I am having a hard time parsing this out. I am not sure that I understand what you are trying to say.
I am not sure how you arrived at inflation suppressing wages. Inflation is an economy wide increase in prices and it erodes the value of the wages and puts pressure on employers to raise wages. If you can get to inflation suppressing wages from this I really don't see it.
Constant nominal wages + inflation = lower real wages.
I think that you are confusing cause and effect.
For every retiree who consumes goods and services, someone has to produce those goods and services and be recompensed with less than the value of the goods and services produced after all deductions. Else, there wouldn't be any goods and services left after the workers have consumed their shares. Whether they get the money on hand but pay hefty rates to social security, or whether they don't see the money in the first place because their bosses have to pay hefty dividends to the fund that owns the company is, in effect, hardly relevant.
Once again, I had to read this over many times to try to find out where you go off of the rails with this. Intentional or not, this demonstrates an anti-capitalistic understanding of the economy. A capitalistic economy expands as necessary to accommodate spending, if there are adequate resources and time to react.
You are contradicting yourself here. We're talking about a scenario where the rate of people in employment falls steadily and significantly, remember? If labour is not a scarce resource with a potential to limit the expansion of the economy, then what's your problem in the first place? If it is, then the economy will
not be able to expand "as necessary to accommodate spending" and thus the goods available will shrink no matter how the retirees get their budget.
Oh, and there's nothing anti-capitalistic about this (though I may or may not be an anti-capitalist at other times). I'm pretty sure I could quote you some Adam Smith saying more or less the same thing if I had the time to look him up.
It doesn't matter if it is a retiree who spends the money or a productive worker. They count the same to direct the economy what and how much to produce. The consumption of the retirees doesn't limit the price or availability of goods for anyone.

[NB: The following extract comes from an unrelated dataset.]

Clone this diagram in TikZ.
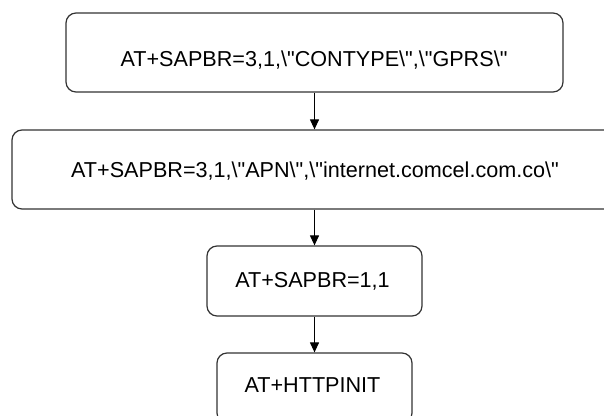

It does if labour is a scarce resource, which is an unspoken assumption of yours when you claim that a healthy rate of workers/total population is necessary or desirable
per se.
It's a logical necessity that, if people consume who do not produce, those who produce will have to produce more than they're consuming.
Of course.
This fact is independent of whether the system that allocates the non-producers their share of the production is called and investment bank and the rates dividends, or whether it's called social security and intergenerational transfer.
I read this as:
This fact is independent of what the system that allocates the non-producers their share of the production is called, and investment bank and the rates dividends, or whether it's called social security and intergenerational transfer.
I couldn't make any sense out of the struck out phrase.
What I'm saying is it doesn't matter
how retirees get their budget, as long as you rule out significant leaps in productivity (which implicitly you do), their spending will tighten the market such that whatever a worker takes home after all deductions will buy him less than it would in a world with no retirees.
It *really* doesn't matter at all. Assuming the same level of productivity, the same ratio of retirees, the same living standard of retirees, and the same rate of re-investment, the average worker's take home pay will be the same in real terms no matter how the retiree gets his budget, even if its by digging out a cache of cash.
Now, that is assuming one not necessarily realistic assumption: no significant increases in productivity - but that's an assumption without which your entire argument falls apart, so I'm doing you a favour here.
It is independent even of whether you live under capitalism, communism, feudalism, or some other economic system yet to be conceived. The effect on the working population can only be alleviated by either a) high productivity, or b) a high share of workers among the total population.
If you are talking about the burden being greater on the workers as the number of retirees increases relative to the number of the workers, you are right, but it is not because the production that they consume drives the prices down or wages go down due to inflation but because the retirees are supported with taxes that have to be higher with fewer workers since the taxes are payroll taxes based on wages times the number of workers.
Incorrect. Payroll taxes are
one way to distribute access to goods and services,
one way to make it so that those we no longer expect to contribute to society's production can still benefit from it. But given a certain mode of production, degree of automation etc., any other system of distribution has the same effect of decreasing the amount of goods and services available to the workers. All that counts is the ratio of consumables produced to consumers, or as long as production requires human labor (at a given level of productivity), the ratio of workers to consumers.